Designed for Christ Church, Bishopwearmouth by William Morris & Co 1856

Rededicated in Sunderland Minster 2003

Mr W. T Bell decided to gift the East window to Christ Church, Ryhope Road, Sunderland in memory of his uncle W. Bell Esq. Under the direction of the architect, Mr E. R. Robson, Messrs Morris, Marshall, Faulknar & Co of London were commissioned to supply the window. This company was made up of a collection of brilliant but unconventional men who came together under the direction of William Morris and designed furniture, wallpaper and glass.

William Morris was born in 1834 at Walthamstow, his father being a wealthy stockbroker. The family soon moved to Woodford Hall where William spent his childhood. He read widely and took an interest in the arts, literature and nature: trees and flowers were a dominant theme of his early wallpaper designs.

At Marlborough College, rather against his family’s evangelical tradition William encountered the Tracterian Movement, a high church body and on leaving college he began to make plans to train for the ordained ministry. He soon joined a group of like-minded fellows, among them Edward Burne-Jones and, much to his family’s dismay, decided to become an architect.

Over the next few years Morris gathered around him a number of talented friends who together designed a wide range of furniture, decorations and household articles.

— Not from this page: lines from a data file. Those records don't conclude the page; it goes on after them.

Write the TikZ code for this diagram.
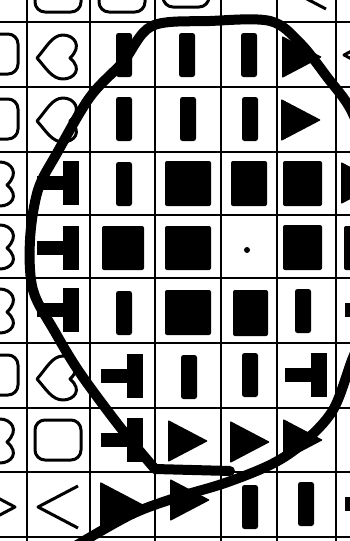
\documentclass[tikz,border=0pt]{standalone}
\usepackage{tikz}

\tikzset{
  gridline/.style={line width=2.8pt},
  symline/.style={draw=black, line width=3pt, line join=round},
  lasso/.style={line width=10pt, line cap=round, line join=round},
  barsym/.pic={\fill[rounded corners=2.5pt] (-8,-22) rectangle (8,22);},
  trisym/.pic={\fill[rounded corners=1pt] (-20,-21) -- (20,0) -- (-20,21) -- cycle;},
  teesym/.pic={\fill (5,-22) rectangle (21,22); \fill (-21,-7) rectangle (6,7);},
  heartsym/.pic={\draw[symline] (-21,2) .. controls (-12,-8) and (-6,-21) .. (5,-21)
      .. controls (16,-21) and (25,-10) .. (12,2)
      .. controls (25,13) and (16,23) .. (5,23)
      .. controls (-6,23) and (-12,12) .. (-21,2) -- cycle;},
  osym/.pic={\draw[symline, rounded corners=10pt] (-23,-20) rectangle (23,20);},
  chevsym/.pic={\draw[symline] (20,-21) -- (-20,0) -- (20,21);},
}

\begin{document}
\begin{tikzpicture}[x=1pt, y=-1pt]
    \useasboundingbox (0,0) rectangle (350,541);
    \fill[white] (0,0) rectangle (350,541);
    \clip (0,0) rectangle (350,541);

    % Griglia
    \draw[gridline] (27,0) -- (27,541);
    \draw[gridline] (90,0) -- (90,541);
    \draw[gridline] (155,0) -- (155,541);
    \draw[gridline] (221,0) -- (221,541);
    \draw[gridline] (277,0) -- (277,541);
    \draw[gridline] (336,0) -- (336,541);
    \draw[gridline] (0,22) -- (350,22);
    \draw[gridline] (0,87) -- (350,87);
    \draw[gridline] (0,152) -- (350,152);
    \draw[gridline] (0,215) -- (350,215);
    \draw[gridline] (0,278) -- (350,278);
    \draw[gridline] (0,343) -- (350,343);
    \draw[gridline] (0,408) -- (350,408);
    \draw[gridline] (0,472) -- (350,472);
    \draw[gridline] (0,537) -- (350,537);

    % === Row 0 (cut at top) ===
    \pic at (58,-8) {osym};
    \pic at (122,-8) {osym};
    \pic at (186,-13) {osym};
    \pic at (306,-12) {chevsym};
    % === Row 1 ===
    \pic at (-5,54) {osym};
    \pic at (58,56) {heartsym};
    \pic at (124,55) {barsym};
    \pic at (187,55) {barsym};
    \pic at (249,55) {barsym};
    \pic at (302,57) {trisym};
    \pic at (364,55) {chevsym};
    % === Row 2 ===
    \pic at (-5,119) {osym};
    \pic at (58,119) {heartsym};
    \pic at (124,119) {barsym};
    \pic at (188,119) {barsym};
    \pic at (250,119) {barsym};
    \pic at (301,120) {trisym};
    % === Row 3 ===
    \pic at (-5,183) {heartsym};
    \pic at (58,183) {teesym};
    \pic at (124,184) {barsym};
    \fill[rounded corners=2pt] (165,161) rectangle (211,206);
    \fill[rounded corners=2pt] (231,161) rectangle (267,206);
    \fill[rounded corners=2pt] (283,161) rectangle (322,206);
    \pic at (361,183) {trisym};
    % === Row 4 ===
    \pic at (-5,246) {heartsym};
    \pic at (58,248) {teesym};
    \fill[rounded corners=2pt] (102,226) rectangle (144,270);
    \fill[rounded corners=2pt] (165,226) rectangle (211,270);
    \fill (247,250) circle (3);
    \fill[rounded corners=2pt] (283,225) rectangle (322,270);
    \fill[rounded corners=2pt] (344,226) rectangle (390,270);
    % === Row 5 ===
    \pic at (-5,310) {heartsym};
    \pic at (58,310) {teesym};
    \pic at (124,313) {barsym};
    \fill[rounded corners=2pt] (165,290) rectangle (211,335);
    \fill[rounded corners=2pt] (233,290) rectangle (268,336);
    \pic at (303,311) {barsym};
    \pic at (366,310) {teesym};
    % === Row 6 ===
    \pic at (-5,375) {osym};
    \pic at (58,377) {heartsym};
    \pic at (122,376) {teesym};
    \pic at (189,377) {barsym};
    \pic at (250,375) {barsym};
    \pic at (306,375) {teesym};
    % === Row 7 ===
    \pic at (-5,440) {heartsym};
    \pic at (58,440) {osym};
    \pic at (122,440) {teesym};
    \pic at (188,441) {trisym};
    \pic at (250,442) {trisym};
    \pic at (303,440) {trisym};
    % === Row 8 ===
    \pic[xscale=-1] at (-5,507) {chevsym};
    \pic at (58,507) {chevsym};
    \pic[scale=1.1] at (122,505) {trisym};
    \pic at (190,500) {trisym};
    \pic at (250,507) {barsym};
    \pic at (306,504) {barsym};
    \pic at (366,504) {teesym};

    % Cerchio a mano
    \draw[lasso] (230,471) -- (155,469);
    \draw[lasso] plot[smooth, tension=0.55] coordinates {
        (155,469) (120,427) (80,373) (55,332) (33,290) (30,240) (38,190)
        (57,153) (90,97) (123,62) (152,26) (210,21) (270,21) (300,43)
        (327,77) (352,112) (372,170) (378,250) (368,320) (352,360)
        (333,410) (303,443) (272,464) (225,483) (175,498) (130,515) (72,548)};
\end{tikzpicture}
\end{document}
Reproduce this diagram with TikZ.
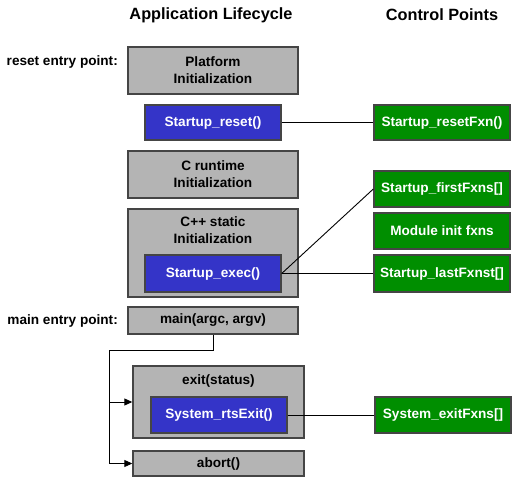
\documentclass[tikz,border=0pt]{standalone}
\usepackage{fontspec}
\setmainfont{Liberation Sans}
\usetikzlibrary{arrows.meta}
\definecolor{boxgray}{HTML}{B4B4B4}
\definecolor{boxedge}{HTML}{454545}
\definecolor{fxblue}{HTML}{3434C8}
\definecolor{fxgreen}{HTML}{008E00}
\tikzset{
  base/.style={draw=boxedge, line width=1.4pt, inner sep=0pt, align=center,
    font=\bfseries\fontsize{13.6}{17}\selectfont},
  graybox/.style={base, fill=boxgray, text=black},
  bluebox/.style={base, fill=fxblue, text=white},
  greenbox/.style={base, fill=fxgreen, text=white},
  title/.style={font=\bfseries\fontsize{16.3}{20}\selectfont},
  entry/.style={font=\bfseries\fontsize{13.6}{17}\selectfont, anchor=east, inner sep=0pt},
  conn/.style={draw=black, line width=0.9pt},
  arr/.style={conn, -{Triangle[length=8pt,width=7pt]}}
}
\begin{document}
\begin{tikzpicture}[x=1pt,y=-1pt]
\useasboundingbox (0,0) rectangle (516,481);
\fill[white] (0,0) rectangle (516,481);

\node[title] (t1) at (211,15) {Application Lifecycle};
\node[title] (t2) at (442,15) {Control Points};

\node[entry] (re) at (118,62) {reset entry point:};
\node[entry] (me) at (118,321) {main entry point:};

\node[graybox, minimum width=170, minimum height=47] (plat) at (213,70.5) {Platform\\Initialization};
\node[bluebox, minimum width=136, minimum height=35] (reset) at (213,122.5) {Startup\_reset()};
\node[greenbox, minimum width=136, minimum height=35] (resetfxn) at (442,122.5) {Startup\_resetFxn()};

\node[graybox, minimum width=170, minimum height=47] (crt) at (213,174.5) {C runtime\\Initialization};

\node[graybox, minimum width=170, minimum height=88] (cpp) at (213,253) {};
\node[font=\bfseries\fontsize{13.6}{17}\selectfont, align=center, inner sep=0pt] (cpptxt) at (213,230.5) {C++ static\\Initialization};
\node[bluebox, minimum width=136, minimum height=37] (exec) at (213,273.5) {Startup\_exec()};

\node[greenbox, minimum width=136, minimum height=36] (first) at (442,189) {Startup\_firstFxns[]};
\node[greenbox, minimum width=136, minimum height=36] (module) at (442,231) {Module init fxns};
\node[greenbox, minimum width=136, minimum height=37] (last) at (442,273.5) {Startup\_lastFxnst[]};

\node[graybox, minimum width=170, minimum height=27] (main) at (213,320.5) {main(argc, argv)};

\node[graybox, minimum width=171, minimum height=72] (exit) at (218.5,402) {};
\node[font=\bfseries\fontsize{13.6}{17}\selectfont, inner sep=0pt] (exittxt) at (218.5,381) {exit(status)};
\node[bluebox, minimum width=136, minimum height=36] (rts) at (219,415) {System\_rtsExit()};
\node[greenbox, minimum width=136, minimum height=36] (exitfxn) at (443,415) {System\_exitFxns[]};

\node[graybox, minimum width=171, minimum height=25] (abort) at (218.5,463.5) {abort()};

\path[conn] (reset.east) -- (resetfxn.west);
\path[conn] (exec.east) -- (first.west);
\path[conn] (exec.east) -- (last.west);
\path[conn] (rts.east) -- (exitfxn.west);

\coordinate (j) at (109,350);
\path[conn] (main.south) |- (j);
\path[arr] (j) |- (exit.west);
\path[arr] (j) |- (abort.west);
\end{tikzpicture}
\end{document}
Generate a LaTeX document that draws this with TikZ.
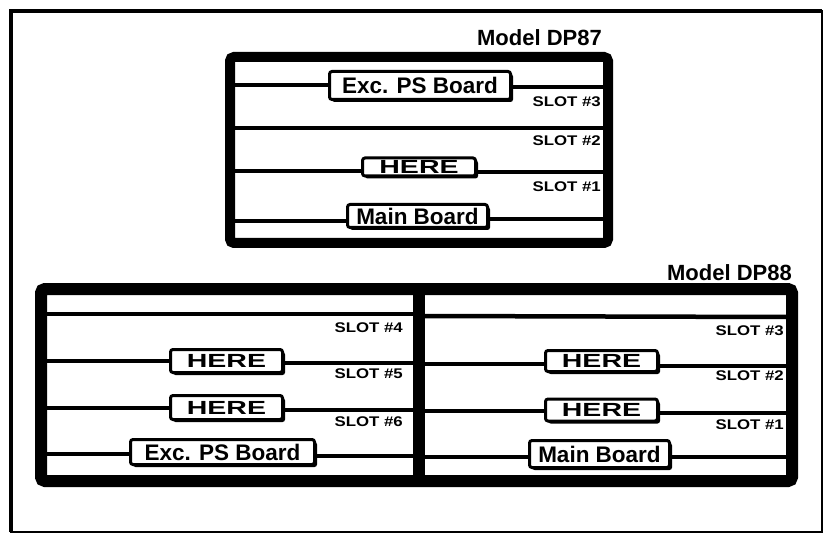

It was the making of stained glass that soon become the group’s specialism and in 1861 they formalised the association as Morris & Co with William Morris as director; the other members being Ford Madox-Brown, Philip Webb and Dante Gabriel Rosetti. Their style was to design a Biblical scene in a square panel of stained glass and then use these pictures in different combinations in various churches. Many of the panels therefore can be seen in other churches but the combination is unique.

Originally in Christ Church the ten scenes were arranged in two horizontal rows of five; they are now in three vertical groups.

From the top left moving downwards:-

  • ¨ ‘The Nativity’ by Burne-Jones one of the most popular
  • designs made by the company.
  • ¨  ‘The Adoration of the Magi’ again by Burne-Jones and used first in 1864 in Amington, Staffs.
  • ¨  ‘The Baptism of Christ’ also by Burne-Jones, used in St. Michael’s Brighton in 1862 and also at Gatcombe on the Isle of Wight.
  • From the top centre moving downwards:-
  • ¨ ‘The Wedding Feast at Cana’ by William Morris and first used in 1861 at Cranbourne near Windsor.
  • ¨ ‘The Sermon on the Mount’ by Rosetti which, in Selsley, is the central section of a bigger three-light window.
  • ¨ ‘The Miracle of the Loaves and Fishes’ by Morris thought to have been used for the first time in this window but later also in Meole Brace near Shrewsbury.
  • ¨ ‘Christ’s Blessing of the Children’ by Madox-Brown and first used in Cranbourne.
  • The panels on the right hand side are all by William Morris.
  • ¨ ‘The Last Supper’ at the top was first used at Gatcombe.
  • ¨ ‘The Marys at the Empty Tomb’ used at St Michael’s, Brighton
  • ¨ ‘The Ascension’ first used in the Chapel of St Edmund Hall, Oxford.

The top central Agnus Dei (Lamb holding a flag) is the work of Philip Webb and is found in most of the company’s windows.

The roundels of angels are only two included from eight in the original Christ Church window, a constriction of the different shape of the two pieces of architecture.

The distinctive lightness of the colour used by Morris and his friends contrasts starkly with contemporary Victorian glass with its darker deeper colours.

So at the beginning of 2003 it was possible to install and rededicate in Sunderland Minster a wonderful example of the work of a group of brilliant men who changed the course of art and design in this country.